Police apprentices offered ‘pay point minus one’

The starting salary being offered to new ‘apprentice officers’ could deter people from joining policing.

May 23, 2018
By Kevin Hearty
Andy Fittes: There are a lot of consequences around the apprenticeship scheme that I don’t think have really been thought through

The proposed starting salary of £18,000 a year for apprentice police constables may not be enough of an incentive to attract new recruits, according to Police Federation of England and Wales (PFEW) general secretary Andy Fittes.

The wage – part of College of Policing plans to professionalise policing – would be a 30 per cent reduction in typical starting salaries if they had kept up with the rate of inflation.

Addressing the PFEW annual conference on Wednesday (May 23), Mr Fittes claimed the starting apprentice wage is far “too low” and called for a more consistent plan of how the scheme will work in general.

“It’s pay point minus one. There are a lot of consequences around the apprenticeship scheme that I don’t think have really been thought through,” he added.

The College of Policing is working on introducing different entry routes for policing as part of wider workforce transformation.

Research is also being conducted into how people in high-risk specialist roles, such as detectives, are properly rewarded.

The new entry routes include the Police Constable Degree Apprenticeship (PCDA).

This three-year course is intended to give new officers practical experience of policing as well as academic theory, while also earning a wage.

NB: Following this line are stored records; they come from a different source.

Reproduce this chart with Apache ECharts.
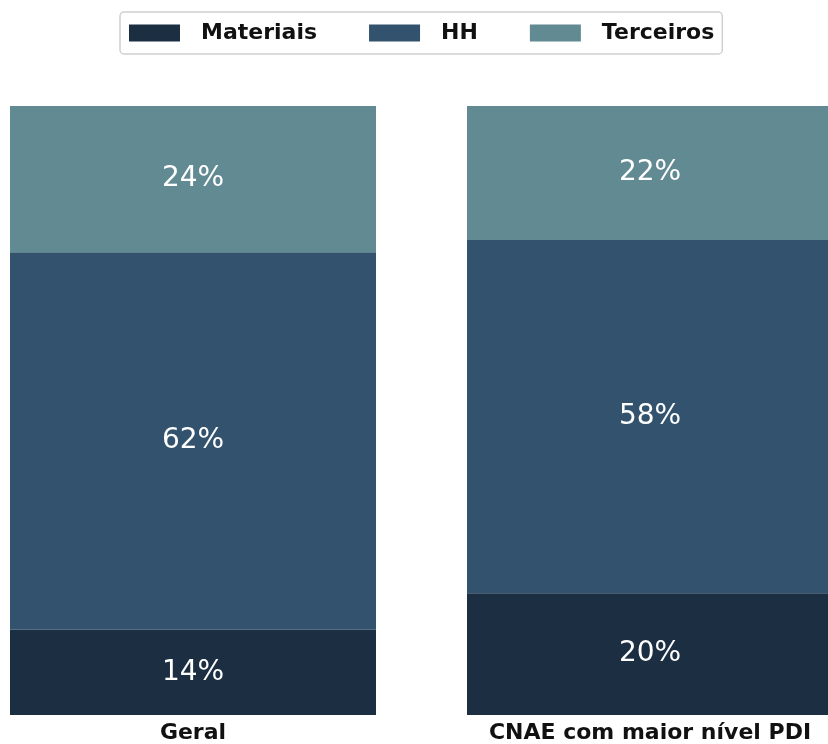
<!DOCTYPE html>
<html><head><meta charset="utf-8">
<script src="https://cdn.jsdelivr.net/npm/echarts@6/dist/echarts.min.js"></script>
<style>html,body{margin:0;padding:0;background:#fff}#c{width:828px;height:744px}</style>
</head><body><div id="c"></div>
<script>
const categories = ['Geral', 'CNAE com maior nível PDI'];
const materiais = [14, 20];
const hh = [62, 58];
const terceiros = [24, 22];
const seriesNames = ['Materiais', 'HH', 'Terceiros'];
const colors = ['#1b2e42', '#33526d', '#628a92'];

const chart = echarts.init(document.getElementById('c'));
const lbl = {show: true, position: 'inside', color: '#ffffff', fontFamily: 'DejaVu Sans', fontSize: 28, formatter: p => p.value + '%'};
const mk = (name, data, i) => ({
  name, type: 'bar', stack: 'a', data, barWidth: 366, clip: false,
  itemStyle: {color: colors[i]}, label: lbl, emphasis: {disabled: true}
});
chart.setOption({
  animation: false,
  legend: {
    top: 12, left: 120, itemWidth: 51, itemHeight: 17, itemGap: 52,
    padding: [10, 8, 10, 9],
    borderColor: '#d0d0d0', borderWidth: 1.5, borderRadius: 4,
    icon: 'rect',
    textStyle: {fontFamily: 'DejaVu Sans', fontWeight: 'bold', fontSize: 22, color: '#111', padding: [0, 0, 0, 16]},
    data: seriesNames
  },
  grid: {left: 193, right: 178, top: 106, bottom: 27},
  xAxis: {
    type: 'category', data: categories, boundaryGap: false,
    axisLine: {show: false}, axisTick: {show: false},
    axisLabel: {fontFamily: 'DejaVu Sans', fontWeight: 'bold', fontSize: 22, color: '#111', margin: 7}
  },
  yAxis: {type: 'value', min: 0, max: 100, show: false},
  series: [mk(seriesNames[0], materiais, 0), mk(seriesNames[1], hh, 1), mk(seriesNames[2], terceiros, 2)]
});
</script></body></html>
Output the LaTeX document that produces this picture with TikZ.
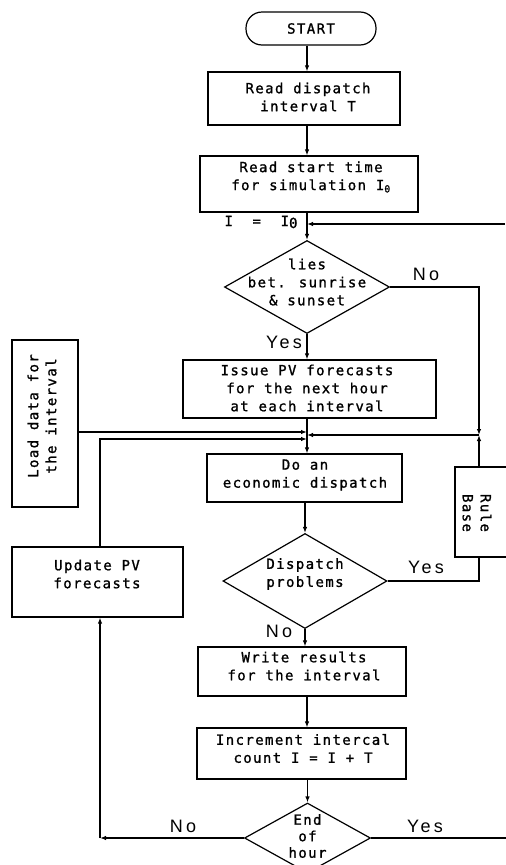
\documentclass[tikz,border=0pt]{standalone}
\usepackage{fontspec}
\setmainfont{DejaVu Sans Mono}[LetterSpace=10,FakeBold=1.2]
\newfontfamily\lblfont{Liberation Sans}[LetterSpace=18]
\usetikzlibrary{shapes.geometric,arrows.meta}
\begin{document}
\begin{tikzpicture}[x=1pt,y=-1pt,line width=1.2pt,
  every node/.style={font=\fontsize{14}{18}\selectfont},
  box/.style={draw, rectangle, inner sep=0pt},
  term/.style={draw, rectangle, rounded corners=16pt, inner sep=0pt, minimum width=130pt, minimum height=33pt},
  dia/.style={draw, diamond, inner sep=0pt},
  txt/.style={align=center, inner sep=0pt},
  lbl/.style={font=\lblfont\fontsize{18}{20}\selectfont, inner sep=0pt},
  arr/.style={-{Latex[length=6pt,width=4.5pt]}}]
\useasboundingbox (0,0) rectangle (506,865);
\coordinate (ax) at (307,0);
% nodes
\node[term] (start) at (311,28.5) {START};
\node[box, minimum width=192pt, minimum height=53pt] (b1) at (304,98.5) {};
\node[txt] (t1) at (308,97) {Read dispatch\\interval T};
\node[box, minimum width=218pt, minimum height=56pt] (b2) at (309,184) {};
\node[txt] (t2) at (311,177) {Read start time\\for simulation I\textsubscript{0}};
\node[txt] (i0) at (261,222) {I~~=~~I\raisebox{-2pt}{0}};
\node[dia, minimum width=165pt, minimum height=93pt] (d1) at (307,287) {};
\node[txt] (td1) at (307,282) {lies\\bet. sunrise\\\& sunset};
\node[box, minimum width=253pt, minimum height=58pt] (b3) at (309.5,389) {};
\node[txt] (t3) at (307,388) {Issue PV forecasts\\for the next hour\\at each interval};
\node[box, minimum width=195pt, minimum height=48pt] (b4) at (304.5,478) {};
\node[txt] (t4) at (305,475) {Do an\\economic dispatch};
\node[dia, minimum width=164pt, minimum height=95pt] (d2) at (305,581) {};
\node[txt] (td2) at (305,574) {Dispatch\\problems};
\node[box, minimum width=208pt, minimum height=49pt] (b5) at (302,671.5) {};
\node[txt] (t5) at (304,666) {Write results\\for the interval};
\node[box, minimum width=209pt, minimum height=51pt] (b6) at (301.5,753.5) {};
\node[txt] (t6) at (303,748.5) {Increment intercal\\count I = I + T};
\node[dia, minimum width=126pt, minimum height=70pt] (d3) at (307.5,838) {};
\node[txt, font=\fontsize{14}{16.5}\selectfont] (td3) at (307.5,836) {End\\of\\hour};
\node[box, minimum width=66pt, minimum height=167pt] (load) at (45,423.5) {};
\node[txt, rotate=90] (tl) at (42,416) {Load data for\\the interval};
\node[box, minimum width=171pt, minimum height=70pt] (upd) at (97.5,582) {};
\node[txt] (tu) at (97,574) {Update PV\\forecasts};
\node[box, minimum width=65pt, minimum height=90pt] (rule) at (487.5,512) {};
\node[txt, rotate=-90] (tr) at (477,513) {Rule\\Base};
% labels
\node[lbl] (n1) at (426,274) {No};
\node[lbl] (y1) at (284,342) {Yes};
\node[lbl] (y2) at (426,567) {Yes};
\node[lbl] (n2) at (279,631) {No};
\node[lbl] (n3) at (183,826) {No};
\node[lbl] (y3) at (425,826) {Yes};
% coordinates
\coordinate (rtop) at (505,224);
\coordinate (jr) at (479,435);
\coordinate (jl1) at (0,432);
\coordinate (lp) at (100,439);
\coordinate (lb) at (100,838);
\coordinate (rb) at (506,838);
% connectors
\draw[arr] (start.south -| ax) -- (b1.north -| ax);
\draw[arr] (b1.south -| ax) -- (b2.north -| ax);
\draw[arr] (b2.south -| ax) -- (d1.north);
\draw[arr] (rtop) -- (rtop -| ax);
\draw[arr] (d1.south) -- (d1.south |- b3.north);
\draw[arr] (d1.east) -| (jr);
\draw[arr] (rule.north -| jr) -- (jr);
\draw[arr] (jr) -- (jr -| ax);
\draw[arr] (b3.south -| ax) -- (b4.north -| ax);
\draw[arr] (load.east |- jl1) -- (jl1 -| ax);
\draw[arr] (upd.north -| lp) -- (lp) -- (lp -| ax);
\draw[arr] (d2.north |- b4.south) -- (d2.north);
\draw (d2.east) -| (rule.south -| jr);
\draw[arr] (d2.south) -- (d2.south |- b5.north);
\draw[arr] (b5.south -| ax) -- (b6.north -| ax);
\draw[arr] (b6.south -| d3.north) -- (d3.north);
\draw[arr] (d3.west) -- (lb);
\draw[arr] (lb) -- (upd.south -| lb);
\draw (d3.east) -- (rb);
\end{tikzpicture}
\end{document}
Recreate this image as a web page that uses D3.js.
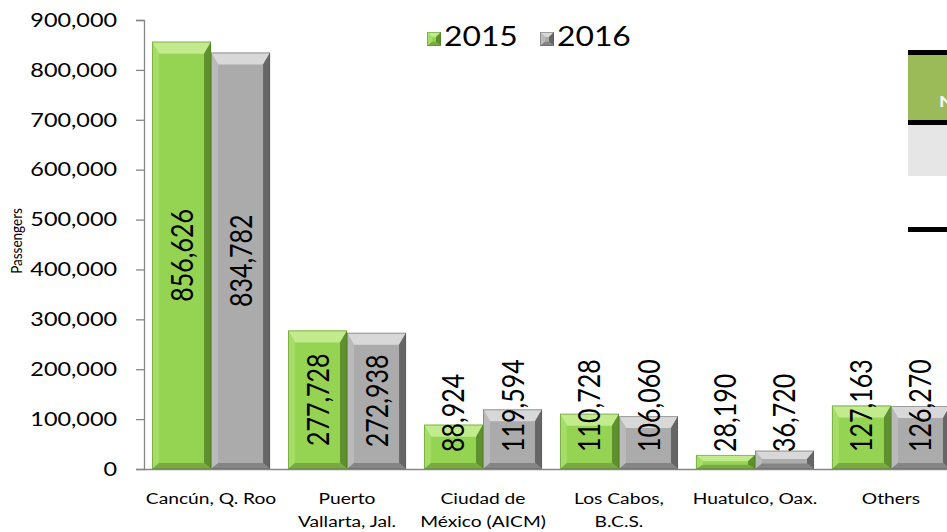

The first PCDA recruits are expected to begin working towards their professional policing practice degrees in September.

The PFEW conference heard apprentice constables will be paid salaries starting at £18,000 a year, below the current £19,971-£23,124 wage given to new officers.

It is also around a third less than the £26,000 starting salaries would be if police wages had remained in line with inflation.

Mr Fittes said he is worried that people may not want to join policing unless they are offered a decent wage, and warned that those who joined during a “huge recruitment bubble” in the 1980s are now reaching the end of their service.

Adrian Smiles, national board member for Northumbria Police Federation, added that the starting salary is too low as it is what he was paid when he first joined the police service several decades ago.

The PCDA is also expected to reduce the average starting age of new officers from the current 26 to 27 with some people potentially applying for a role before the age of 18.

Dr Joan Donnelly, head of research at the PFEW, said he has several concerns about the apprenticeship scheme due to the “certain qualities” needed to be a police officer.

Chief Constable Francis Habgood, national lead for pay and conditions, said the apprentice wage will start from £18,000 to enable flexibility in the amount given to new recruits.

He believes some apprentices will earn the base rate but others may already possess some of the skills and competencies that will allow them to start with a higher wage.

However, he added that a framework is needed to ensure the reasons behind decisions on apprentice salaries are fully transparent.